Lucy’s wider role across the federation
To begin with, despite her own willingness to give mastery a go, Lucy found some colleagues in the Forest Federation more sceptical. Following mastery training, assistant heads in three schools together identified fractions as an area that their children always found difficult, so planned and trialled a Year 3 unit.
“It was amazing because every time we met, we were all going ‘These kids are getting it! These kids are really understanding it!’ They could see it, feel it, they knew it! And it went very quickly to the abstract and that’s when we were all convinced – that was the lightbulb for us.”
Following the trial, the assistant heads were able to support the other teachers in their school to give it a go.
“We did lots of training, showing ‘these are the sort of things the children are coming out with’. We trialled maths journals* so that other teachers could see just how important it was for the children to put down their own thoughts about the maths. Teachers could see the children’s thinking so clearly, they could see the progress that they were making. And then everybody has trialled it, and the messages have all been the same – that this approach is really working for our children”

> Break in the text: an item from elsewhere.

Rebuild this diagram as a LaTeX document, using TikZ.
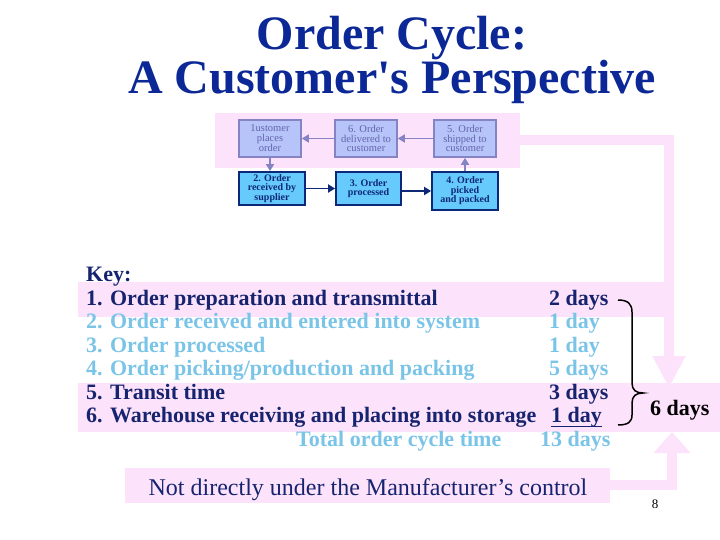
\documentclass[tikz,border=0pt]{standalone}
\usepackage{fontspec}
\setmainfont{Liberation Serif}
\usetikzlibrary{arrows.meta}

\definecolor{TitleBlue}{RGB}{12,40,150}
\definecolor{KeyNavy}{RGB}{22,36,112}
\definecolor{KeyLight}{RGB}{122,196,232}
\definecolor{PinkBand}{RGB}{252,226,250}
\definecolor{TopFill}{RGB}{182,196,250}
\definecolor{TopLine}{RGB}{132,132,196}
\definecolor{TopText}{RGB}{100,100,170}
\definecolor{LowFill}{RGB}{102,202,252}
\definecolor{LowLine}{RGB}{14,40,120}

\begin{document}
\begin{tikzpicture}[x=1pt,y=-1pt,
    topbox/.style={draw=TopLine,line width=1.6pt,fill=TopFill,text=TopText,
        minimum width=62pt,minimum height=37pt,inner sep=1pt,align=center,
        font=\fontsize{10.5}{9.5}\selectfont},
    lowbox/.style={draw=LowLine,line width=1.8pt,fill=LowFill,text=LowLine,
        minimum width=66pt,minimum height=33pt,inner sep=1pt,align=center,
        font=\fontsize{10}{9.5}\selectfont\bfseries},
    toparrow/.style={TopLine,line width=1.6pt,-{Triangle[length=7pt,width=8pt]}},
    lowarrow/.style={LowLine,line width=1.8pt,-{Triangle[length=7pt,width=8pt]}},
    keydark/.style={anchor=base west,inner sep=0pt,text=KeyNavy,
        font=\fontsize{22}{24}\selectfont\bfseries},
    keylight/.style={keydark,text=KeyLight},
    bigarrow/.style={PinkBand,line width=10pt}]
    \useasboundingbox (0,0) rectangle (720,540);

    % pink bands
    \fill[PinkBand] (215,113) rectangle (520,168);
    \fill[PinkBand] (78,282) rectangle (672,317);
    \fill[PinkBand] (78,383) rectangle (720,432);
    \fill[PinkBand] (125,468) rectangle (610,503);

    % title
    \node[text=TitleBlue,font=\fontsize{48}{44}\selectfont\bfseries,
        align=center,anchor=base] (title) at (392,94)
        {Order Cycle:\\A Customer\textquotesingle s Perspective};

    % pink arrows
    \coordinate (bandout) at (520,140);
    \coordinate (bandturn) at (669,140);
    \coordinate (bandin) at (669,388);
    \coordinate (ctrlout) at (608,485);
    \coordinate (ctrlturn) at (672,485);
    \coordinate (ctrlin) at (672,432);
    \draw[bigarrow,-{Triangle[length=32pt,width=31pt]}]
        (bandout) -- (bandturn) -- (bandin);
    \draw[bigarrow,-{Triangle[length=21pt,width=36pt]}]
        (ctrlout) -- (ctrlturn) -- (ctrlin);

    % cycle boxes
    \node[topbox] (cust) at (270,138.5) {1ustomer\\places\\order};
    \node[topbox] (deliv) at (366,138.5) {6. Order\\delivered to\\customer};
    \node[topbox] (ship) at (465,138.5) {5. Order\\shipped to\\customer};
    \node[lowbox] (recv) at (272,188.5) {2. Order\\received by\\supplier};
    \node[lowbox,minimum width=65pt] (proc) at (368.5,188.5) {3. Order\\processed};
    \node[lowbox,minimum height=38pt] (pick) at (465,191) {4. Order\\picked\\and packed};

    \draw[toparrow] (ship) -- (deliv);
    \draw[toparrow] (deliv) -- (cust);
    \draw[toparrow] (cust.south) -- (cust.south |- recv.north);
    \draw[lowarrow] (recv.east |- proc) -- (proc);
    \draw[lowarrow] (proc.east |- pick) -- (pick);
    \draw[toparrow] (pick.north) -- (ship.south);

    % key
    \node[keydark] (key) at (86,281) {Key:};
    \node[keydark] (kone) at (86,305) {1. Order preparation and transmittal};
    \node[keylight] (ktwo) at (86,328.5) {2. Order received and entered into system};
    \node[keylight] (kthree) at (86,352) {3. Order processed};
    \node[keylight] (kfour) at (86,375.5) {4. Order picking/production and packing};
    \node[keydark] (kfive) at (86,399) {5. Transit time};
    \node[keydark] (ksix) at (86,422.5) {6. Warehouse receiving and placing into storage};
    \node[keylight] (ktotal) at (296,446) {Total order cycle time};

    \node[keydark] (done) at (549,305) {2 days};
    \node[keylight] (dtwo) at (549,328.5) {1 day};
    \node[keylight] (dthree) at (549,352) {1 day};
    \node[keylight] (dfour) at (549,375.5) {5 days};
    \node[keydark] (dfive) at (549,399) {3 days};
    \node[keydark] (dsix) at (551,422.5) {1 day};
    \node[keylight] (dtotal) at (540,446) {13 days};
    \draw[KeyNavy,line width=1.6pt]
        ([yshift=-4pt]dsix.base west) -- ([yshift=-4pt]dsix.base east);

    % brace
    \draw[line width=1.5pt]
        (618,300) .. controls (628,300) and (632,304) .. (632,312)
        -- (632,383) .. controls (632,390) and (636,393) .. (643,393)
        .. controls (636,393) and (632,396) .. (632,403)
        -- (632,415) .. controls (632,422) and (628,425) .. (618,425);
    \node[keydark,text=black] (sixdays) at (650,415) {6 days};

    % bottom note
    \node[anchor=base,inner sep=0pt,text=KeyNavy,font=\fontsize{24}{26}\selectfont]
        (note) at (368,495) {Not directly under the Manufacturer’s control};
    \node[font=\fontsize{13}{13}\selectfont,inner sep=0pt] (page) at (655,504) {8};
\end{tikzpicture}
\end{document}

Going forward into the next academic year, Lucy acknowledges that she will have a very different profile to her class, losing a particularly high-attaining Year 6 cohort and gaining the other half of Year 2. She is already looking ahead to this challenge and drawing up a 'long-term map' that will not involve her pupils in repeating the curriculum she has taught them this year.
Other schools in the federation will be tailoring their curricula to the needs of their own situations. This year, one school, with a mixed Year 4/5/6 class, is target teaching in year groups using mastery methods with each. Another school, with a mixed Year 5/6 class, mostly teaches the class together, splitting sometimes when necessary. “It’s the principles of mastery that we think are important for our children.”
Lucy’s advice for others with reservations about the application of the mastery curriculum for mixed age classes is:
“I think you do have to jump on board and try it and see the difference, really see it pay off, and then make your mind up. I think people have to give it a go."
* A maths journal is a pupil's own notebook, where they might try out their own ideas, reflect on what they have learnt, or make a note of important points or key ideas.
The issue of a teaching for mastery approach in a mixed-age class was at the centre of a project run jointly by Jurassic Maths Hub, Cornwall and West Devon Maths Hub and Babcock LDP, who run education in Devon. This was described in an article in the NCETM’s Primary Magazine in spring 2015, and there are also several video clips of the teachers involved in the project on on the Babcock website.